- Directed by: Alfred K. Ames, Howard Kane
- Distributed by: Northeast Historic Film
- Release date: 1930;
- Running time: 30 minutes
- Country: United States
- Language: English

= From Stump to Ship =

1930 American industrial film

From Stump to Ship is an amateur industrial film by Alfred K. Ames, former State Senator and owner of the Machias Lumber Company, in Machias, Maine as well as by Dr. Howard Kane of Washington, DC.

==Summary==

From Stump to Ship

The half-hour 16mm film was shot over the winter of 1930 in the logging woods and shows logging in the forest with hand tools and horses, then moves to the spring log drive, with loggers using peaveys to break up log jams on icy rivers as the logs are moved from the forest to the mill. The film portrays detailed views of mill work, changing the bandsaw, and making shingles.

==Production==
Lumber is loaded onto schooners in Machias for transport to New York. The film was originally silent, with a typed script which Ames read aloud when he showed the film. In 1985, with funds from the Maine Humanities Council, the narration was recorded with the film.

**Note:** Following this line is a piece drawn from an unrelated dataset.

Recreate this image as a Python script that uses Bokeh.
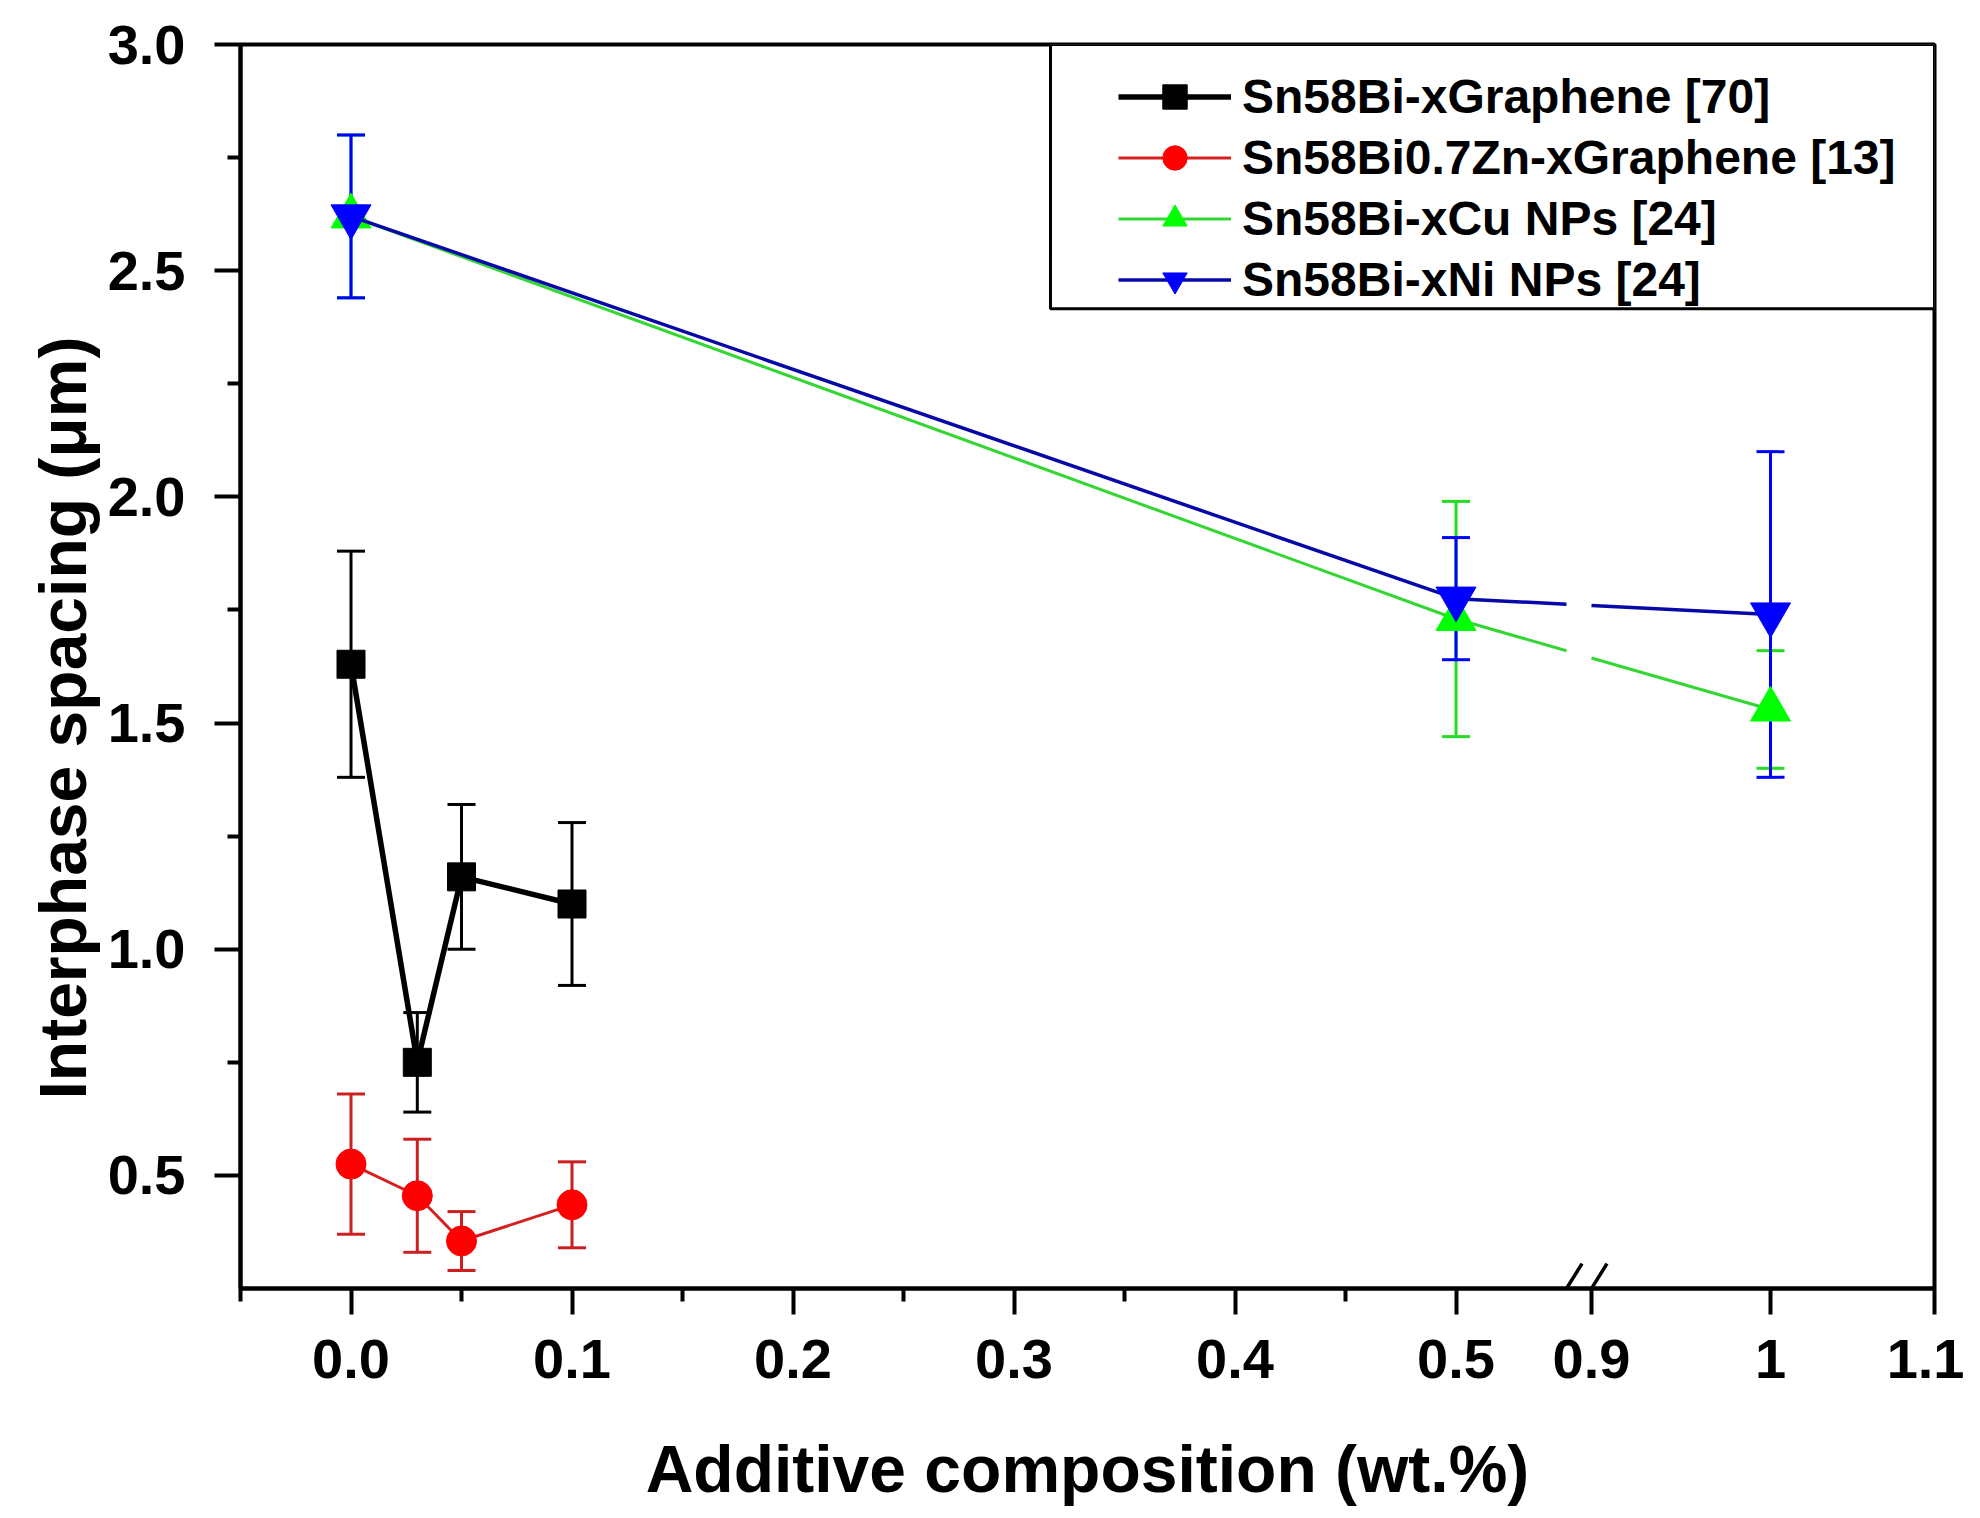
import numpy as np
from bokeh.plotting import figure
from bokeh.models import (ColumnDataSource, Whisker, TeeHead, FixedTicker, Legend,
                          LegendItem, Title, BoxAnnotation, Arrow, Range1d,
                          NumeralTickFormatter)
from bokeh.embed import file_html
from bokeh.resources import INLINE

# ---------------- data ----------------
x_graphene = [0.0, 0.03, 0.05, 0.1]
y_bi_graphene = [1.63, 0.75, 1.16, 1.10]
e_bi_graphene = [0.25, 0.11, 0.16, 0.18]
y_zn_graphene = [0.525, 0.455, 0.355, 0.435]
e_zn_graphene = [0.155, 0.125, 0.065, 0.095]

x_nps = [0.0, 0.5, 1.0]
y_cu = [2.62, 1.73, 1.53]
e_cu = [0.18, 0.26, 0.13]
y_ni = [2.62, 1.775, 1.74]
e_ni = [0.18, 0.135, 0.36]

names = ["Sn58Bi-xGraphene [70]", "Sn58Bi0.7Zn-xGraphene [13]",
         "Sn58Bi-xCu NPs [24]", "Sn58Bi-xNi NPs [24]"]

x_major_left = [0.0, 0.1, 0.2, 0.3, 0.4, 0.5]
x_minor_left = [-0.05, 0.05, 0.15, 0.25, 0.35, 0.45]
x_major_right = [0.9, 1.0, 1.1]
x_labels = ["0.0", "0.1", "0.2", "0.3", "0.4", "0.5", "0.9", "1", "1.1"]
y_major = [0.5, 1.0, 1.5, 2.0, 2.5, 3.0]
y_minor = [0.75, 1.25, 1.75, 2.25, 2.75]

# ---------------- broken x axis mapping ----------------
BREAK_FROM = 0.55
seg_x = [0.9, 1.0, 1.1]
seg_u = [0.5613, 0.6423, 0.7165]


def U(x):
    x = np.asarray(x, dtype=float)
    return np.where(x <= BREAK_FROM, x, np.interp(x, seg_x, seg_u))


def broken(xs, ys):
    """polyline in axis space with a gap across the axis break"""
    ux, uy = [], []
    u = U(xs)
    for i in range(len(xs)):
        if i > 0 and xs[i - 1] <= BREAK_FROM and xs[i] >= seg_x[0]:
            u0, u1, y0, y1 = u[i - 1], u[i], ys[i - 1], ys[i]
            uL, uR = BREAK_FROM, float(U(seg_x[0]))
            yL = y0 + (y1 - y0) * (uL - u0) / (u1 - u0)
            yR = y0 + (y1 - y0) * (uR - u0) / (u1 - u0)
            ux += [uL, np.nan, uR]
            uy += [yL, np.nan, yR]
        ux.append(float(u[i]))
        uy.append(ys[i])
    return ux, uy


FONT = "Liberation Sans"

p = figure(width=1964, height=1510,
           x_range=Range1d(-0.05, float(U(1.1))), y_range=Range1d(0.25, 3.0),
           output_backend="svg", toolbar_location=None,
           min_border_left=240, min_border_right=30,
           min_border_top=44, min_border_bottom=222)
p.xgrid.visible = False
p.ygrid.visible = False
p.outline_line_color = "black"
p.outline_line_width = 4
p.background_fill_color = "white"
p.border_fill_color = "white"

series = [
    (x_graphene, y_bi_graphene, e_bi_graphene, "square", 28, "#000000", "#000000", "#000000", 5.5),
    (x_graphene, y_zn_graphene, e_zn_graphene, "circle", 30, "#FF0000", "#D42020", "#CC2020", 3),
    (x_nps, y_cu, e_cu, "triangle", 40, "#00FF00", "#33D633", "#22DD22", 3),
    (x_nps, y_ni, e_ni, "inverted_triangle", 40, "#0000FF", "#0808A8", "#0000FF", 3.5),
]

items = []
whiskers = []
for (xs, ys, es, mk, sz, mcol, lcol, ecol, lw), name in zip(series, names):
    lx, ly = broken(xs, ys)
    lr = p.line(lx, ly, line_color=lcol, line_width=lw)
    src = ColumnDataSource(dict(
        u=U(xs), y=ys,
        upper=[a + b for a, b in zip(ys, es)],
        lower=[a - b for a, b in zip(ys, es)]))
    sr = p.scatter("u", "y", source=src, marker=mk, size=sz,
                   fill_color=mcol, line_color=mcol)
    w = Whisker(source=src, base="u", upper="upper", lower="lower",
                dimension="height", line_color=ecol, line_width=3,
                upper_head=TeeHead(size=28, line_color=ecol, line_width=3),
                lower_head=TeeHead(size=28, line_color=ecol, line_width=3))
    whiskers.append(w)
    items.append(LegendItem(label=name, renderers=[lr, sr]))

for w in whiskers:
    p.add_layout(w)

# axes
major_u = [round(float(v), 6) for v in list(U(x_major_left)) + list(U(x_major_right))]
p.xaxis.ticker = FixedTicker(ticks=major_u, minor_ticks=x_minor_left)
p.xaxis.major_label_overrides = {u: t for u, t in zip(major_u, x_labels)}
p.yaxis.ticker = FixedTicker(ticks=y_major, minor_ticks=y_minor)
p.yaxis.formatter = NumeralTickFormatter(format="0.0")

for ax in (p.xaxis, p.yaxis):
    ax.axis_line_width = 4
    ax.major_tick_line_width = 4
    ax.minor_tick_line_width = 4
    ax.major_tick_out = 26
    ax.major_tick_in = 0
    ax.minor_tick_out = 13
    ax.minor_tick_in = 0
    ax.major_label_text_font = FONT
    ax.major_label_text_font_style = "bold"
    ax.major_label_text_font_size = "56px"
    ax.major_label_text_color = "black"
p.xaxis.major_label_standoff = 25
p.yaxis.major_label_standoff = 29

p.xaxis.axis_label = "Additive composition (wt.%)"
p.xaxis.axis_label_text_font = FONT
p.xaxis.axis_label_text_font_style = "bold"
p.xaxis.axis_label_text_font_size = "66px"
p.xaxis.axis_label_text_color = "black"
p.xaxis.axis_label_standoff = 51

ytitle = Title(text="Interphase spacing (\u03bcm)", align="left", offset=189,
               text_font=FONT, text_font_style="bold", text_font_size="66px",
               text_color="black")
p.add_layout(ytitle, "left")

# axis break marks
for uc in (BREAK_FROM, float(U(seg_x[0]))):
    p.add_layout(Arrow(end=None, x_start=uc - 0.007, y_start=0.25 - 0.055,
                       x_end=uc + 0.007, y_end=0.25 + 0.055,
                       line_color="black", line_width=3.5))

# legend frame + legend
box = BoxAnnotation(left=0.3165, right=float(U(1.1)), top=3.0, bottom=2.416,
                    fill_color="white", fill_alpha=1.0,
                    line_color="black", line_width=3, line_alpha=1.0)
p.add_layout(box)

legend = Legend(items=items, location=(878, 978), padding=0, margin=0, spacing=0,
                glyph_width=113, glyph_height=61, label_height=61, label_standoff=11,
                label_text_font=FONT, label_text_font_style="bold",
                label_text_font_size="48px", label_text_color="black",
                border_line_alpha=0, background_fill_alpha=0)
p.add_layout(legend)

open("out.html", "w").write(file_html(p, INLINE))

The film was distributed by Northeast Historic Film, in Bucksport, Maine. Footage was included in the compilation documentary Woodsmen and River Drivers, Another Day, Another Era which also interviewed the surviving woodsmen of the Machias Lumber Company.

==Legacy==
In 2002, the film was selected for preservation in the United States National Film Registry by the Library of Congress as being "culturally, historically, or aesthetically significant".